2. Methodology: TIE-TFG

The authors propose TIE-TFG (Temporal-Intensive Emotion Modulated Talking Face Generation), a novel framework designed to handle dynamic emotional variations. The pipeline consists of three main stages:

A. Emotional Audio Generation

Input: Text ( $T$ ), Emotion Description ( $T_{emo}$ ), and optional Voice Reference ( $f_{voice}$ ).
Process: A large-scale Text-to-Speech (TTS) model (GLM-4-Voice) is used to synthesize an audio signal ( $A$ ) that incorporates the desired emotional variations described in the text.
Feature Extraction: The model extracts intermediate textual representations ( $f_t$ ) and uses an audio encoder to obtain audio features ( $f_a$ ).

B. Temporal-Intensive Emotion Fluctuation Modeling (EFP)

Challenge: Manually labeling frame-level emotions for hours of video is impractical.
Solution: The authors employ a pseudo-labeling strategy. They use a pre-trained facial expression model (ResEmoteNet) to predict emotion labels and intensity for every frame of reference videos, creating a dataset of frame-level emotional fluctuations.
Model Architecture: A multimodal encoder processes the audio features ( $f_a$ $f_{a}$ ) and textual features ( $f_t$ $f_{t}$ ). It is trained to predict the sequence of emotion labels ( $L_i$ $L_{i}$ ) corresponding to the audio/text sequence.
- Loss Function: Cross-entropy loss to predict the emotion label at each time step.
- Output: A continuous sequence of emotion fluctuation features representing how the emotion changes over time.

C. Emotion Fluctuation Guided Visual Synthesis

Backbone: The framework is built upon Stable Diffusion 1.5 (using a U-Net denoising network) and incorporates ReferenceNet to maintain visual consistency with a reference image ( $I$ ).
Motion Guide & Fusion:
- The system extracts facial landmarks (lip, expression, pose) using MediaPipe to create masks ( $M_{lip}, M_{exp}, M_{pose}$ ).
- Fusion Strategy: Audio features ( $f_a$ ) and emotion fluctuation features ( $f_{emo}$ ) are fused using a primary-guided weighted fusion strategy. A gating mechanism ( $g$ ) dynamically adjusts the weight of the emotion features based on the audio features.
- Cross-Attention: The fused features are injected into the diffusion model via a cross-attention mechanism.

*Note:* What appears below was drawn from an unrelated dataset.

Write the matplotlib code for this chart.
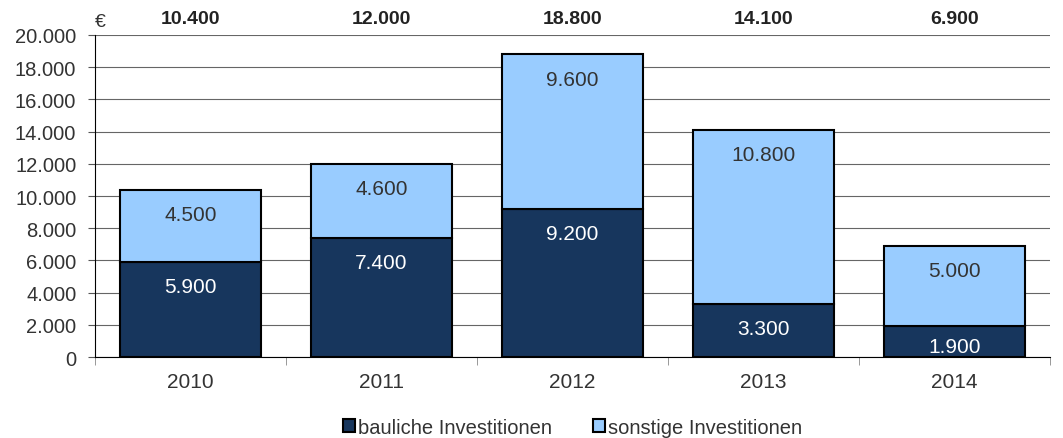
import matplotlib
matplotlib.use("Agg")
import matplotlib.pyplot as plt
from matplotlib.ticker import FuncFormatter

plt.rcParams['font.family'] = ['Liberation Sans', 'DejaVu Sans']

years = ['2010', '2011', '2012', '2013', '2014']
bauliche = [5900, 7400, 9200, 3300, 1900]
sonstige = [4500, 4600, 9600, 10800, 5000]
totals = [10400, 12000, 18800, 14100, 6900]


def de(v):
    return f"{int(v):,}".replace(",", ".")


fig = plt.figure(figsize=(10.63, 4.39), dpi=100)
ax = fig.add_axes([0.0894, 0.1845, 0.8984, 0.7335])

x = range(len(years))
dark = '#17365D'
light = '#99CCFF'
b1 = ax.bar(x, bauliche, width=0.74, color=dark, edgecolor='black', linewidth=1.5,
            label='bauliche Investitionen', zorder=3)
b2 = ax.bar(x, sonstige, width=0.74, bottom=bauliche, color=light, edgecolor='black',
            linewidth=1.5, label='sonstige Investitionen', zorder=3)

# labels sit a fixed distance below the top of each segment
off = 1550
for i in x:
    y1 = max(bauliche[i] - off, bauliche[i] * 0.35)
    y2 = max(bauliche[i] + sonstige[i] - off, bauliche[i] + sonstige[i] * 0.35)
    ax.text(i, y1, de(bauliche[i]), ha='center', va='center',
            color='white', fontsize=15, zorder=4)
    ax.text(i, y2, de(sonstige[i]), ha='center', va='center',
            color='#333333', fontsize=15, zorder=4)
    ax.text(i, 21000, de(totals[i]), ha='center', va='center', fontweight='bold',
            color='#222222', fontsize=14, clip_on=False)

ax.set_xlim(-0.5, 4.5)
ax.set_ylim(0, 20000)
ax.set_yticks(range(0, 20001, 2000))
ax.yaxis.set_major_formatter(FuncFormatter(lambda v, p: de(v)))
ax.set_xticks(list(x))
ax.set_xticklabels(years)
ax.set_xticks([i - 0.5 for i in range(6)], minor=True)
ax.tick_params(axis='x', which='major', length=0, pad=11, labelsize=15, labelcolor='#333333')
ax.tick_params(axis='x', which='minor', length=6, color='#888888', direction='out')
ax.tick_params(axis='y', length=5, color='#555555', direction='out', pad=8.5,
               labelsize=14.5, labelcolor='#333333')

ax.grid(axis='y', color='#666666', linewidth=0.8, zorder=0)
for s in ['top', 'right']:
    ax.spines[s].set_visible(False)
ax.spines['left'].set_color('black')
ax.spines['bottom'].set_color('black')

ax.text(-0.5, 20300, '€', fontsize=14, color='#333333', ha='left', va='bottom')

leg = ax.legend(handles=[b1, b2], loc='upper center', bbox_to_anchor=(0.5, -0.145), ncol=2,
                frameon=False, fontsize=14.5, handlelength=0.6, handleheight=0.6,
                handletextpad=0.15, columnspacing=2.0, borderaxespad=0.3)
for t in leg.get_texts():
    t.set_color('#333333')

fig.savefig('out.png', dpi=100)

This allows the model to decouple lip, face, and head motion information, ensuring that the generated video reflects both the speech content and the specific emotional trajectory.

3. Key Contributions

New Task Definition (EC-TFG): The paper introduces the first task that synthesizes talking faces with continuous, natural emotional fluctuations driven by text descriptions, rather than fixed emotion labels.
Novel Framework (TIE-TFG): A text-driven framework that integrates an emotional TTS module, a temporal-intensive emotion fluctuation predictor, and an emotion-guided visual synthesis module. It enables synchronized editing of both audio and video emotions.
Dataset and Metrics:
- EC-HDTF: A newly annotated dataset containing over 10 hours of emotional videos with frame-level emotional fluctuation labels.
- Emotional Fluctuation Score (EF-score): A new evaluation metric that measures frame-by-frame consistency between the generated video's emotion and the target description, addressing the gap in evaluating dynamic emotion transitions.
State-of-the-Art Performance: The method achieves superior results in generating smooth emotional transitions and high visual fidelity compared to existing audio-driven and fixed-emotion text-driven methods.

4. Experimental Results

The authors evaluated TIE-TFG on the HDTF, LRS2, and MEAD datasets.

Quantitative Results:
- EF-score: TIE-TFG significantly outperforms baselines (e.g., 77.24% vs. 45.43% for Hallo on HDTF), demonstrating superior ability to model continuous emotional changes.
- Visual Quality: Achieved lower FID (17.94) and FVD (204.38) scores compared to most baselines, indicating higher realism.
- Synchronization: Maintained high lip-sync quality (Sync-D ~7.25).
- Emotion Accuracy: On the MEAD test set, TIE-TFG achieved an Emo-Acc of 84.05% and an EF-score of 67.58%, surpassing previous methods like EAT and EAMM.
Qualitative Results: Visual comparisons show that while baselines produce rigid, fixed expressions, TIE-TFG generates videos with natural, evolving expressions that match complex descriptions (e.g., "Angry but calming down").
Ablation Studies:
- Removing emotion fluctuation features caused a drastic drop in EF-score (from 77.24 to 45.43), proving the module's necessity.
- Combining both audio and text inputs for the fluctuation predictor yielded the best performance, confirming the value of multimodal integration.
- The system showed robustness even when the emotion predictor was slightly noisy.

5. Significance

This work represents a significant leap forward in digital human synthesis:

Realism: It bridges the gap between synthetic and real human behavior by modeling the temporal dynamics of emotion, which is crucial for applications in film production, virtual reality, and interactive avatars.
Controllability: By shifting from fixed labels to free-form text descriptions, it offers unprecedented fine-grained control over the emotional narrative of a video.
Synchronization: It solves the audio-visual emotion conflict problem by generating audio and video that evolve together, ensuring the synthesized content is coherent and believable.

In summary, TIE-TFG establishes a new standard for emotionally expressive talking face generation, moving beyond static expressions to create dynamic, human-like digital performances.